Why do these things have to be so specific? Why not simply let teachers judge for themselves what is appropriate and what is not, which will of course depend on many different factors.

You are right that 25% should only be seen as a ball-park figure. It intends to suggest that formative feedback (as recommended by the Black Report) should be rigorous, focussed and frequent (but not for all work). It certainly should be higher than 0%! I would love to see if a teacher could show me how music can mark formatively in a way that would inspire others to do the same. Five years ago I saw some practice in a genuinely quality school in my LEA that involved criteria-based student-responses and recording via audio (with the teacher giving verbal feedback). They were brilliant. They also marked books, too, although this was again criteria-based rather than flimsy comments like ‘I played more notes’.

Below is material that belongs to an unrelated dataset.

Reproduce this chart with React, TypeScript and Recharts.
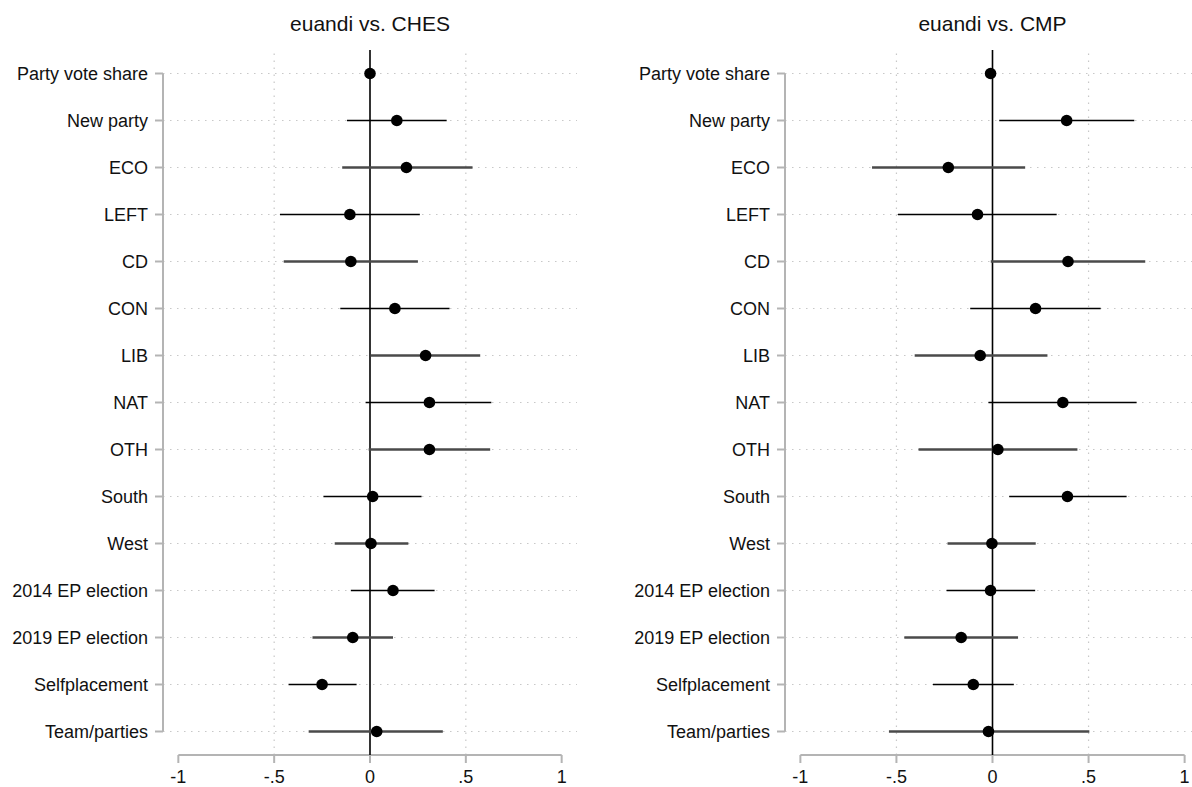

Prompt: How is moderation possible in, say, music (especially when there is 1-2 teachers in the department)?

Why is it necessary? What does it achieve?

Are all teachers the same? Are all kids the same? – Should they be?

I have never heard this question asked about moderation, and I am surprised by that. I guess in English, a teacher is always judging a final piece holistically, and having to give different weightings to different factors (style and content) to give a final grade. I think moderation is important because there is continual pressure for students to achieve levels and grade in order to ‘prove’ that students are progressing. While this is somewhat antithetical to any artist (of which I consider great teachers to be artists!) it exists. That pressure can cause teachers to just give the grades needed to show progress regardless of whether the students have achieved that level of progress, or not.

Without trying to track improvement, there is a risk that students will be given the grades they need whether they have acquired the skills to justify those grades. Even with tracking improvement, there is a risk that teachers will doctor grades so the school doesn’t drop down the league tables, and recruitment doesn’t drop, and that funds won’t be lost, and that jobs won’t be threatened. According to AQA et al., everyone is doing it.

However, although that might the rationale behind moderation, that isn’t the main benefit from doing it. Moderation compels teachers to reflect on how they might find points of judging where a student might have improved, or not. That isn’t to say all aspects of all subjects can and should be measured. Clearly they can’t. I don’t think they should. A student of mine recent asked me to correct the spelling of a poem about a recent family tragedy. Should I judge that poem on that? That isn’t its purpose. But I have seen teachers happy to just ‘do stuff’ with students without any insight as to why they are doing it. Needless to say, they are pretty defensive about any discussion about it: I wish they would ask the above questions instead.

And I have, rightly or wrongly, made a link between 0% recording of formative feedback with the teaching style of ‘just doing stuff.’

I’m not saying, of course, that teachers need to record their complex rationale for each lesson. The best teachers (apparently) don’t. I just expect that teachers should have a thorough idea of what they might expect from their pupils each lesson (from which the students should still be able to produce beyond or outside expectations).